Why can't Johnny read a privacy policy? It's because privacy policies aren't being written for Johnny to read. They're being written for regulators and lawyers to read. Or well, more fairly, they're being written for Johnny, in the ways that regulators and lawyers think they should be written.
Today, privacy policies are being written to try to do two contradictory things. Like most things in life, if you try to do two contradictory things at the same time, you end up doing neither well. Here's the contradiction: should a privacy policy be a short, simple, readable notice that the average end-user could understand? Or should it be a long, detailed, legalistic disclosure document written for regulators? Since average users and expert regulators have different expectations about what should be disclosed, the privacy policies in use today largely disappoint both groups.

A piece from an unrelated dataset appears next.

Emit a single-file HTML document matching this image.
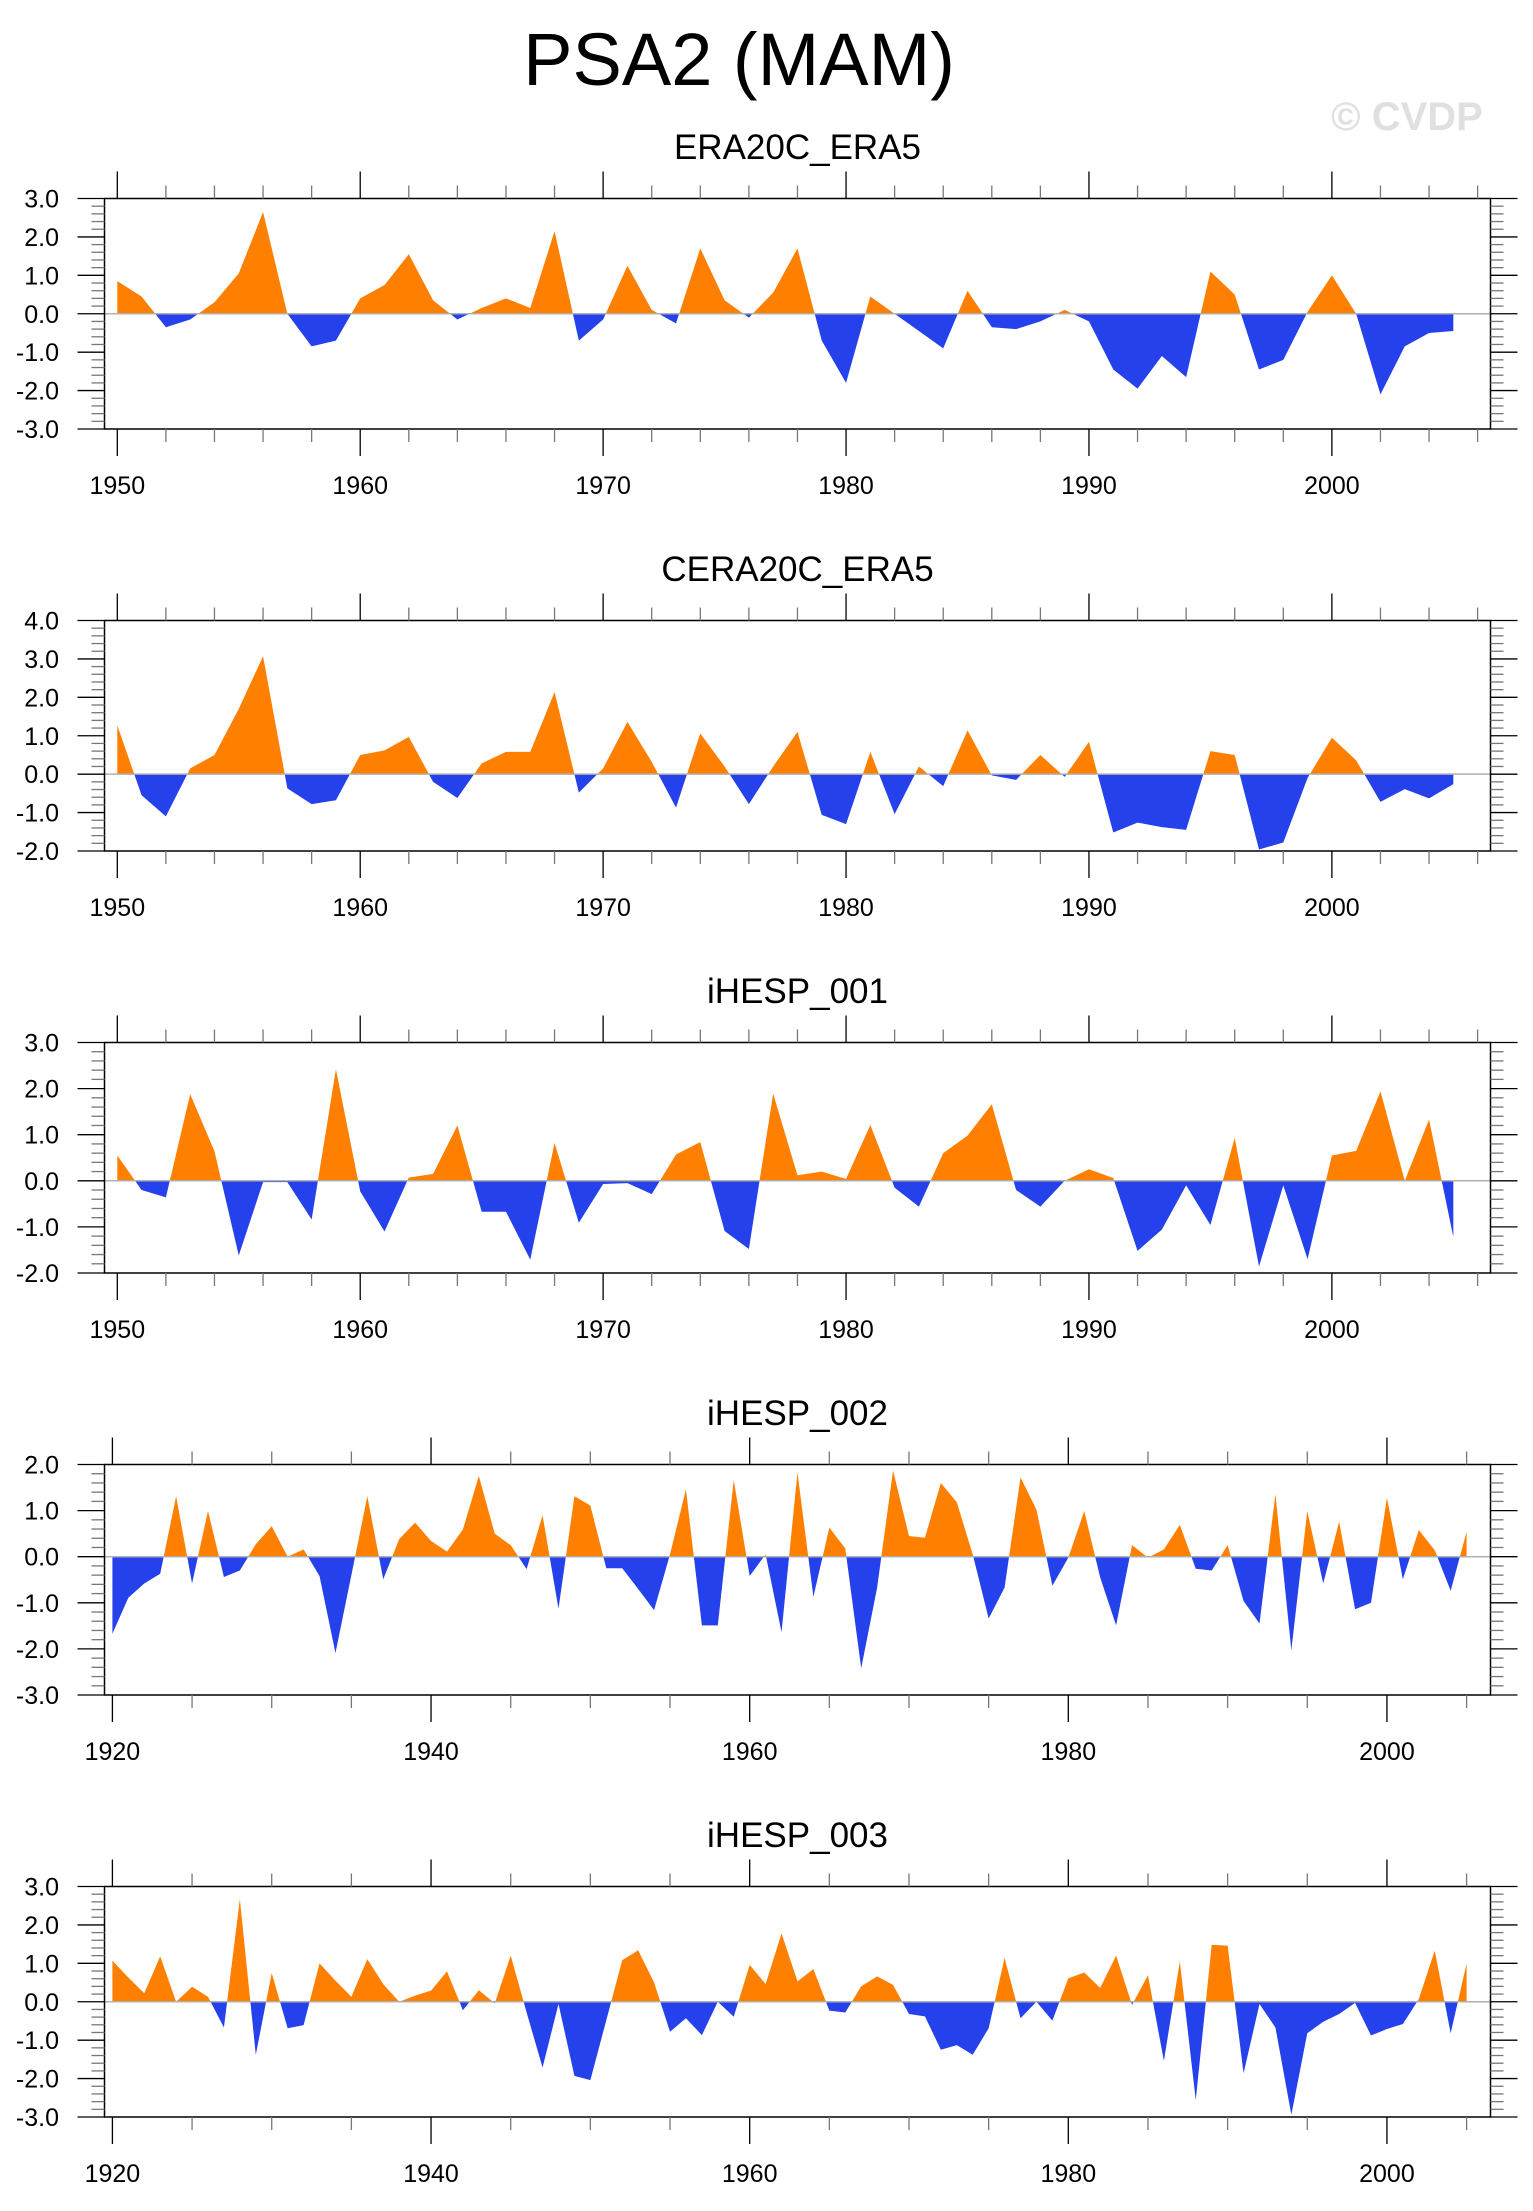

On the one hand, privacy policies are supposed to be disclosure documents for the average end user. In other words, privacy policies are supposed to be simple, readable notices that are used by any entity that processes personal data to tell their users basic stuff, like what data they collect, how they use that data, whether they transfer that data to any third parties, etc. In addition, privacy policies are the main mechanism for entities to obtain consent from end users to process their data, even if that consent is often implicit.
On the other hand, regulators around the world, with good intentions, continually call for longer and longer privacy policies (not in those words, of course), by demanding that X, Y, and Z be disclosed. Whether Johnny cares about X, Y, and Z is irrelevant. Companies have to disclose X, Y, and Z, or they'll risk regulatory sanctions. Johnny probably couldn't understand X, Y, and Z anyway, and X, Y, and Z are probably privacy-legal terms of art. HIPPA is a famous example of legally-required privacy notices that Johnny can't read.
The time has come for a global reflection on what, exactly, a privacy policy should look like. Today, there is no consensus. I don't just mean consensus amongst regulators and lawyers. My suggestion would be to start by doing some serious user-research, and actually ask Johnny and Jean and Johann.